RECORDED DATA =>
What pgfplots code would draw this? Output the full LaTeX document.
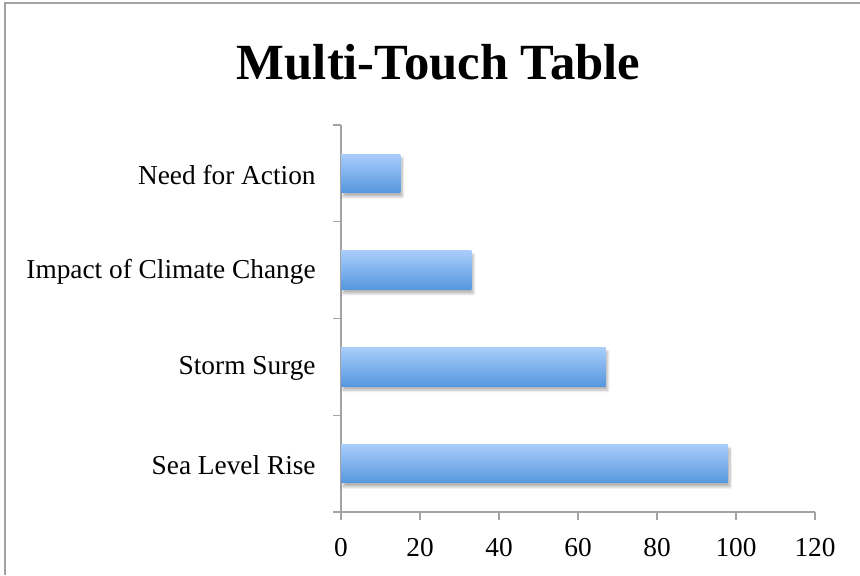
\documentclass[border=0pt]{standalone}
\usepackage{pgfplots}
\pgfplotsset{compat=1.18}
\usepackage{fontspec}
\setmainfont{Liberation Serif}
\usetikzlibrary{shadows.blur}

\definecolor{axisgray}{HTML}{A3A3A3}
\definecolor{bartop}{HTML}{A9CDFB}
\definecolor{barbottom}{HTML}{5697DE}

\pgfplotsset{
  gradbar/.style={draw=none, bar shift=0pt, top color=bartop, bottom color=barbottom,
    blur shadow={shadow xshift=1.5pt, shadow yshift=-3pt, shadow blur steps=8, shadow opacity=30}},
}

\begin{document}
\begin{tikzpicture}[x=0.75pt,y=0.75pt]
  \useasboundingbox (0,0) rectangle (860,575);
  % chart frame
  \draw[axisgray, line width=1.5pt] (4.5,0) -- (4.5,571.5) -- (860,571.5);
  % title
  \node[anchor=base, font=\bfseries\fontsize{38}{42}\selectfont] at (438.5,495) {Multi-Touch Table};
  \begin{axis}[
      at={(255.75pt,47.25pt)}, anchor=south west,
      scale only axis,
      width=355.5pt, height=290.25pt,
      xbar, bar width=0.4,
      xmin=0, xmax=120,
      ymin=-0.5, ymax=3.5,
      xtick={0,20,...,120},
      ytick={0,1,2,3},
      yticklabels={Sea Level Rise,Storm Surge,Impact of Climate Change,Need for Action},
      minor ytick={-0.5,0.5,1.5,2.5,3.5},
      axis x line*=bottom, axis y line*=left,
      axis line style={axisgray, line width=1.1pt, -},
      tick style={axisgray, line width=1.1pt},
      major y tick style={draw=none},
      tick align=outside,
      major tick length=6pt, minor tick length=6pt,
      tick label style={font=\fontsize{20.5}{24}\selectfont, black},
      /pgf/number format/assume math mode=true,
      yticklabel style={xshift=-9.5pt, yshift=-1pt},
      xticklabel style={yshift=-10.5pt},
    ]
    % one plot per category so each bar carries its own gradient
    \addplot[gradbar] coordinates {(98,0)};
    \addplot[gradbar] coordinates {(67,1)};
    \addplot[gradbar] coordinates {(33,2)};
    \addplot[gradbar] coordinates {(15,3)};
  \end{axis}
\end{tikzpicture}
\end{document}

THE TASK => List the lines that contain the word "draw".

EXERCISE SOLUTION =>
What pgfplots code would draw this? Output the full LaTeX document.
  gradbar/.style={draw=none, bar shift=0pt, top color=bartop, bottom color=barbottom,
  \draw[axisgray, line width=1.5pt] (4.5,0) -- (4.5,571.5) -- (860,571.5);
      major y tick style={draw=none},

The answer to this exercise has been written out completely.